Le système laitier canadien vise à adapter en permanence la production de lait à la demande intérieure. Outre le contrôle des importations qui relève de l’Etat, les représentants des producteurs sont parties prenantes de la gestion de l’offre au sein des organisations de producteurs de lait. Au Québec, c’est la branche laitière de l’UPA qui est aux manettes. Pour faire simple, il est établi un contingent national de production de lait qui est ensuite réparti entre chaque producteur. Celui-ci bénéficie d’un quota basé sur sa production de matière grasse journalière.

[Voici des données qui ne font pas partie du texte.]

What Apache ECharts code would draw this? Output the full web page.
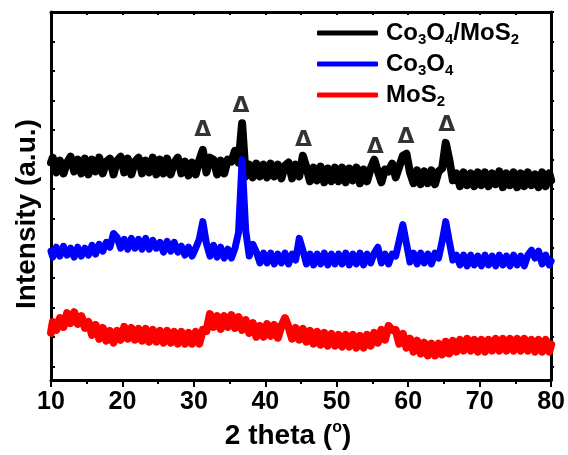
<!DOCTYPE html>
<html>
<head>
<meta charset="utf-8">
<script src="https://cdn.jsdelivr.net/npm/echarts@6/dist/echarts.min.js"></script>
<style>
  html, body { margin: 0; padding: 0; background: #fff; }
  #chart { width: 568px; height: 455px; }
</style>
</head>
<body>
<div id="chart"></div>
<script>
const FONT = "'Liberation Sans', Arial, sans-serif";

// 2 theta sampling (degrees)
const twoTheta = [10,
  10.25, 10.75, 11.25, 11.75, 12.25, 12.75, 13.25, 13.75, 14.25, 14.75,
  15.25, 15.75, 16.25, 16.75, 17.25, 17.75, 18.25, 18.75, 19.25, 19.75,
  20.25, 20.75, 21.25, 21.75, 22.25, 22.75, 23.25, 23.75, 24.25, 24.75,
  25.25, 25.75, 26.25, 26.75, 27.25, 27.75, 28.25, 28.75, 29.25, 29.75,
  30.25, 30.75, 31.25, 31.75, 32.25, 32.75, 33.25, 33.75, 34.25, 34.75,
  35.25, 35.75, 36.25, 36.75, 37.25, 37.75, 38.25, 38.75, 39.25, 39.75,
  40.25, 40.75, 41.25, 41.75, 42.25, 42.75, 43.25, 43.75, 44.25, 44.75,
  45.25, 45.75, 46.25, 46.75, 47.25, 47.75, 48.25, 48.75, 49.25, 49.75,
  50.25, 50.75, 51.25, 51.75, 52.25, 52.75, 53.25, 53.75, 54.25, 54.75,
  55.25, 55.75, 56.25, 56.75, 57.25, 57.75, 58.25, 58.75, 59.25, 59.75,
  60.25, 60.75, 61.25, 61.75, 62.25, 62.75, 63.25, 63.75, 64.25, 64.75,
  65.25, 65.75, 66.25, 66.75, 67.25, 67.75, 68.25, 68.75, 69.25, 69.75,
  70.25, 70.75, 71.25, 71.75, 72.25, 72.75, 73.25, 73.75, 74.25, 74.75,
  75.25, 75.75, 76.25, 76.75, 77.25, 77.75, 78.25, 78.75, 79.25, 79.75,
  80];

// intensities (a.u., stacked offsets)
const coMoS = [221,
  226, 211, 223, 210, 221, 227, 212, 224, 210, 225,
  209, 224, 212, 226, 210, 222, 225, 209, 223, 227,
  211, 225, 209, 222, 226, 210, 223, 211, 226, 209,
  224, 210, 225, 209, 221, 226, 210, 222, 208, 221,
  209, 223, 234, 211, 226, 224, 209, 223, 210, 224,
  222, 233, 221, 261, 207, 219, 206, 220, 207, 219,
  206, 220, 207, 219, 205, 218, 221, 205, 219, 207,
  228, 216, 202, 216, 203, 217, 201, 215, 202, 216,
  202, 216, 201, 215, 203, 216, 200, 214, 202, 215,
  224, 212, 201, 214, 212, 220, 206, 217, 228, 230,
  211, 200, 213, 199, 212, 200, 213, 199, 212, 215,
  241, 224, 203, 210, 197, 211, 198, 210, 197, 211,
  198, 211, 197, 210, 199, 212, 196, 210, 198, 211,
  196, 210, 197, 211, 198, 209, 196, 211, 197, 210,
  203];

const co3o4 = [131,
  125, 135, 126, 136, 127, 134, 125, 135, 126, 134,
  127, 137, 128, 138, 131, 140, 135, 149, 145, 134,
  143, 133, 144, 134, 143, 133, 144, 133, 142, 134,
  140, 130, 141, 131, 140, 130, 136, 127, 135, 126,
  134, 143, 161, 139, 126, 137, 125, 135, 124, 133,
  124, 134, 150, 224, 152, 126, 138, 130, 119, 129,
  119, 129, 118, 128, 119, 129, 118, 128, 122, 144,
  132, 118, 128, 117, 128, 118, 129, 117, 128, 118,
  128, 118, 129, 117, 128, 118, 129, 117, 128, 119,
  129, 135, 119, 128, 118, 128, 126, 142, 158, 139,
  120, 129, 118, 129, 119, 128, 118, 129, 124, 141,
  161, 141, 122, 127, 117, 127, 116, 127, 117, 126,
  116, 127, 117, 126, 116, 127, 117, 126, 116, 127,
  117, 126, 116, 127, 132, 124, 131, 118, 127, 117,
  121];

const mos2 = [48,
  59, 51, 63, 54, 68, 58, 69, 57, 65, 53,
  59, 46, 56, 42, 53, 40, 50, 38, 50, 41,
  54, 42, 53, 41, 52, 40, 52, 39, 51, 39,
  50, 38, 50, 38, 49, 37, 49, 37, 48, 37,
  49, 37, 51, 50, 67, 54, 65, 52, 65, 54,
  66, 53, 64, 51, 61, 48, 58, 44, 55, 44,
  57, 45, 56, 43, 55, 63, 54, 42, 53, 41,
  52, 39, 50, 37, 49, 36, 48, 35, 47, 35,
  46, 34, 46, 34, 46, 33, 45, 33, 46, 35,
  48, 38, 51, 41, 55, 51, 51, 37, 47, 33,
  42, 29, 40, 27, 38, 25, 37, 25, 37, 26,
  39, 27, 40, 29, 41, 30, 42, 30, 41, 29,
  41, 29, 41, 30, 42, 30, 42, 30, 42, 30,
  42, 30, 42, 30, 41, 29, 41, 29, 41, 29,
  36];

// Δ markers above the Co3O4 reflections
const markTheta = [31.25, 36.6, 45.35, 55.4, 59.7, 65.4];
const markLevel = [254, 278, 244, 237, 247, 259];

const yTicks = [14, 44, 74, 104, 134, 164, 194, 224, 254, 284, 314, 344, 374];

const seriesNames = ['Co3O4/MoS2', 'Co3O4', 'MoS2'];
const seriesColors = ['#000000', '#0000ff', '#ff0000'];
const seriesWidths = [8, 7, 8];
const seriesValues = [coMoS, co3o4, mos2];
const legendText = {
  'Co3O4/MoS2': '{n|Co}{s|3}{n|O}{s|4}{n|/MoS}{s|2}',
  'Co3O4': '{n|Co}{s|3}{n|O}{s|4}',
  'MoS2': '{n|MoS}{s|2}'
};

const chart = echarts.init(document.getElementById('chart'));

const frameLine = { show: true, onZero: false, lineStyle: { color: '#000', width: 3 } };

const lineSeries = seriesNames.map((name, k) => ({
  name: name,
  type: 'line',
  data: twoTheta.map((t, i) => [t, seriesValues[k][i]]),
  showSymbol: false,
  symbol: 'none',
  lineStyle: { color: seriesColors[k], width: seriesWidths[k], join: 'round', cap: 'round' },
  itemStyle: { color: seriesColors[k] }
}));

const option = {
  animation: false,
  backgroundColor: '#fff',
  grid: { left: 51, right: 14, top: 12, bottom: 69 },
  legend: {
    orient: 'vertical',
    left: 317,
    top: 21,
    padding: 0,
    itemWidth: 61,
    itemHeight: 5,
    itemGap: 5,
    icon: 'roundRect',
    data: seriesNames,
    formatter: name => legendText[name],
    textStyle: {
      padding: [0, 0, 0, 3],
      rich: {
        n: { fontSize: 24, fontWeight: 'bold', fontFamily: FONT, color: '#000', lineHeight: 28 },
        s: { fontSize: 15, fontWeight: 'bold', fontFamily: FONT, color: '#000', lineHeight: 16, verticalAlign: 'bottom' }
      }
    }
  },
  xAxis: [
    {
      type: 'value', position: 'bottom', min: 10, max: 80, interval: 10,
      axisLine: frameLine,
      axisTick: { show: true, inside: false, length: 7, lineStyle: { color: '#000', width: 2 } },
      minorTick: { show: true, splitNumber: 2, length: 4, lineStyle: { color: '#000', width: 2 } },
      axisLabel: { margin: 10, fontSize: 25, fontWeight: 'bold', color: '#000', fontFamily: FONT },
      splitLine: { show: false },
      minorSplitLine: { show: false },
      name: '{n|2 theta (}{sup|o}{n|)}',
      nameLocation: 'middle',
      nameGap: 38,
      nameTextStyle: {
        padding: [0, 26, 0, 0],
        rich: {
          n: { fontSize: 28, fontWeight: 'bold', fontFamily: FONT, color: '#000', lineHeight: 32 },
          sup: { fontSize: 16, fontWeight: 'bold', fontFamily: FONT, color: '#000', lineHeight: 14, verticalAlign: 'top' }
        }
      }
    },
    {
      type: 'value', position: 'top', min: 10, max: 80, interval: 5,
      axisLine: frameLine,
      axisTick: { show: true, inside: true, length: 3, lineStyle: { color: '#000', width: 2 } },
      axisLabel: { show: false },
      splitLine: { show: false }
    }
  ],
  yAxis: [
    {
      type: 'value', position: 'left', min: 0, max: 374,
      axisLine: frameLine,
      axisTick: { show: true, inside: true, length: 4, customValues: yTicks, lineStyle: { color: '#000', width: 2 } },
      axisLabel: { show: false },
      splitLine: { show: false },
      name: 'Intensity (a.u.)',
      nameLocation: 'middle',
      nameGap: 10,
      nameTextStyle: { fontSize: 28, fontWeight: 'bold', fontFamily: FONT, color: '#000', padding: [0, 36, 0, 0] }
    },
    {
      type: 'value', position: 'right', min: 0, max: 374,
      axisLine: frameLine,
      axisTick: { show: true, inside: false, length: 3, customValues: yTicks, lineStyle: { color: '#000', width: 2 } },
      axisLabel: { show: false },
      splitLine: { show: false }
    }
  ],
  series: lineSeries.concat([{
    name: 'marks',
    type: 'scatter',
    silent: true,
    symbolSize: 0,
    z: 10,
    itemStyle: { color: '#000' },
    data: markTheta.map((t, i) => [t, markLevel[i]]),
    label: {
      show: true, position: 'inside', formatter: 'Δ',
      fontSize: 22, fontWeight: 'bold', fontFamily: "'DejaVu Sans', sans-serif",
      color: '#000', textBorderWidth: 0
    }
  }])
};

chart.setOption(option);
</script>
</body>
</html>
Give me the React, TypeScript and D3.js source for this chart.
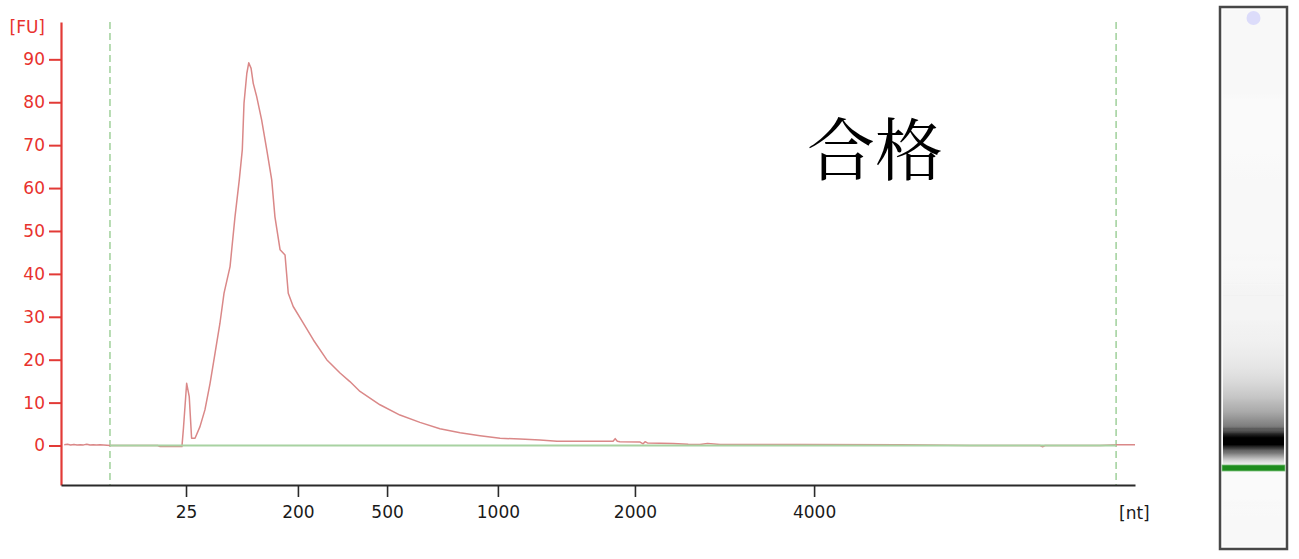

Christian Lacasse, par exemple, dispose d’un quota de 80 kg de matière grasse par jour qui lui permet de conduire sur 90 hectares un troupeau de 60 vaches laitières Holstein à 12 500 kg de moyenne. « Une des cinq meilleures fermes au Québec », se félicite-t-il. Côté prix, les producteurs ont délégué à leur organisation la responsabilité de négocier en leur nom l’ensemble des conditions de vente avec les représentants des transformateurs sous l’égide des pouvoirs publics, y compris le prix et l’approvisionnement des laiteries. Ainsi, le prix du lait est établi sur la base des coûts de production moyens. Dans le détail, le système est beaucoup plus complexe. Tous les éleveurs touchent le même prix par kilo de composant (matière grasse, matière protéine) selon l’utilisation finale du lait à l’intérieur du quota : lait de consommation, crème, produits transformés (beurre, fromages et yaourts). Bref, il atteignait actuellement 70 à 75 dollars par hectolitre chez Christian Lacasse, soit 48 à 51 €/hl, presque deux fois le prix français. En 2015, il a atteint en moyenne au Canada 71,46 dollars/hl, soit 66,93 dollars/hl net (46 €/hl) après déduction du transport et des contributions à l’organisation du marché et aux actions publicitaires et de recherche.